Allen Menschen respektvoll begegnet
«Dem Volk Gottes dienen» lautete der Wahlspruch von Ivo Fürer bei der Bischofsweihe. Und er lebte auch danach. Stets näherte sich Ivo Fürer den Menschen mit grosser Achtsamkeit. Er zollte allen seinen Respekt, überkonfessionell, interreligiös, und auch nicht auf die damals noch als katholische Partei betrachtete CVP beschränkt. Oder wie es die einstige St. Galler Regierungsrätin Kathrin Hilber einmal zusammenfasste: «Ivo Fürer hat einen neuen Stil geprägt. Als Regierungsmitglied, das seinen Geschäftssitz im Regierungsgebäude hat, und so zur Nachbarin von Bischof Ivo wurde, weiss ich um das Privileg, die reale und symbolische Öffnung dieser Türe miterlebt zu haben.»

Bis heute unvergessen bleibt die Episode, als sich Ivo Fürer eine Woche nach der Weihe in einem Brief an die Seelsorgerinnen und Seelsorger des Bistums wandte. Was der Bischof mitzuteilen hatte, war weder ein ausgefeiltes Regierungsprogramm noch spirituelle Erbauung. Er wollte den Seelsorgenden schlicht und einfach zeigen, wie wichtig ihm der Kontakt mit ihnen ist. Die Bischofswohnung galt in den Jahren danach denn auch als offenes Haus für kirchliche Mitarbeiterinnen und Mitarbeiter. Regelmässig lud er zu gemeinsamen Essen ein. Führen weniger durch Dekrete vom Schreibtisch aus, sondern durch Diskussionen – dieser «Symposium»-Stil war für Ivo Fürer charakteristisch.

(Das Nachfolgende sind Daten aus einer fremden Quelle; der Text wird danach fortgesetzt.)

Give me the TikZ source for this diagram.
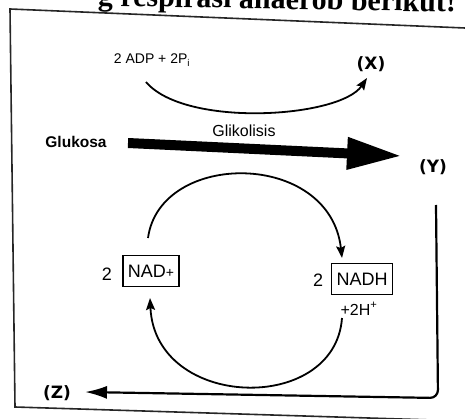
\documentclass[tikz,border=0pt]{standalone}
\usepackage{fontspec}
\usepackage{graphicx}
\setmainfont{Liberation Sans}
\newfontfamily\titlefont{Liberation Serif}
\newfontfamily\lblfont{DejaVu Sans}
\usetikzlibrary{arrows.meta}
\tikzset{
  frame/.style={line width=1.6pt, black!85},
  txt/.style={inner sep=0pt, anchor=base},
  letter/.style={txt, font=\lblfont\bfseries\fontsize{17}{19}\selectfont},
  chem/.style={txt, font=\fontsize{18}{20}\selectfont},
  chembox/.style={draw, line width=1.4pt, inner xsep=5pt, inner ysep=9pt,
    text height=13pt, text depth=0pt, font=\fontsize{18}{20}\selectfont},
  curvearrow/.style={line width=1.8pt, -{Stealth[length=12pt,width=9pt,inset=2pt]}},
  bigarrow/.style={line width=10pt, -{Triangle[length=55pt,width=30pt]}},
  zarrow/.style={line width=2.2pt, rounded corners=8pt, -{Latex[length=22pt,width=13pt]}}
}
\begin{document}
\begin{tikzpicture}[x=1pt,y=-1pt]
\useasboundingbox (0,0) rectangle (465,419);
\begin{scope}
  \clip (0,0) rectangle (465,419);
  \node[anchor=base east, inner sep=0pt, rotate=-1,
        font=\titlefont\bfseries\fontsize{30}{30}\selectfont] (title) at (456,12)
        {g respirasi anaerob berikut!};
  \draw[frame] (465,28) -- (10,9) -- (15,407) -- (465,421);
\end{scope}

% texts
\node[txt, font=\fontsize{14}{16}\selectfont] (adp) at (152,64) {2 ADP + 2P\textsubscript{i}};
\node[letter] (x) at (371,70) {(X)};
\node[txt, font=\fontsize{16}{18}\selectfont] (glik) at (244,137) {Glikolisis};
\node[txt, font=\bfseries\fontsize{15.5}{18}\selectfont] (glu) at (76,148) {Glukosa};
\node[letter] (y) at (433,173) {(Y)};
\node[letter] (z) at (57,398) {(Z)};

\node[chembox] (nad) at (151,271) {NAD{\fontsize{14}{14}\selectfont+}};
\node[chem] (nad2) at (107,280) {2};
\node[chembox] (nadh) at (362,279) {NADH};
\node[chem] (nadh2) at (318,287) {2};
\node[txt, font=\fontsize{16}{18}\selectfont] (h) at (359,315) {+2H\textsuperscript{+}};

% connector end points
\coordinate (a1) at (146,82);
\coordinate (a2) at (367,78);
\coordinate (g1) at (128,143);
\coordinate (g2) at (402,156);
\coordinate (c1) at (148,238);
\coordinate (c2) at (342,258);
\coordinate (c3) at (342,318);
\coordinate (c4) at (150,298);
\coordinate (yz1) at (436,205);
\coordinate (yz2) at (438,398);
\coordinate (zz) at (85,392);

% connectors
\draw[curvearrow] (a1) .. controls (185,128) and (340,118) .. (a2);
\draw[bigarrow] (g1) -- (g2);
\draw[curvearrow] (c1) .. controls (160,150) and (330,150) .. (c2);
\draw[curvearrow] (c3) .. controls (335,415) and (155,410) .. (c4);
\draw[zarrow] (yz1) -- (yz2) -- (zz);
\end{tikzpicture}
\end{document}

Berufswunsch stand früh fest
Ivo Fürers Weg zeichnete sich bereits früh ab. Wie sein ein Jahr jüngerer Bruder Alex in einem Buch über Ivo Fürer ausführt, soll er bereits von allem Anfang an unerschütterlich gesagt haben: «Ich werde Priester und Pfarrer». Von der Position des Bischofs habe er seines Wissens allerdings nie gesprochen. Und so kam es, dass Ivo Fürer Theologie in Innsbruck (A) studierte. Am 3. April 1954 folgte die Priesterweihe in der Kathedrale St. Gallen. Zu seinen weiteren Stationen gehörten ein Studium des Kanonischen Rechts an der Päpstlichen Universität Gregoriana in Rom. Anschliessend wirkte er als Vikar in Herisau (1958–1963) und Altstätten (1963–1967). 1967 wurde er Bischöflicher Sekretär und ab 1969 war er Bischofsvikar in St. Gallen. 1991 wurde er vom Administrationsrat zum Domdekan gewählt, parallel führte er seine Tätigkeit als Generalsekretär des CCEE weiter. Am 28. März 1995 wählte ihn das Domkapitel zum zehnten Bischof von St. Gallen. Auch als emeritierter Bischof blieb er noch längere Zeit aktiv, u. a. als Stiftungsratspräsident beim Fastenopfer, heute Fastenaktion.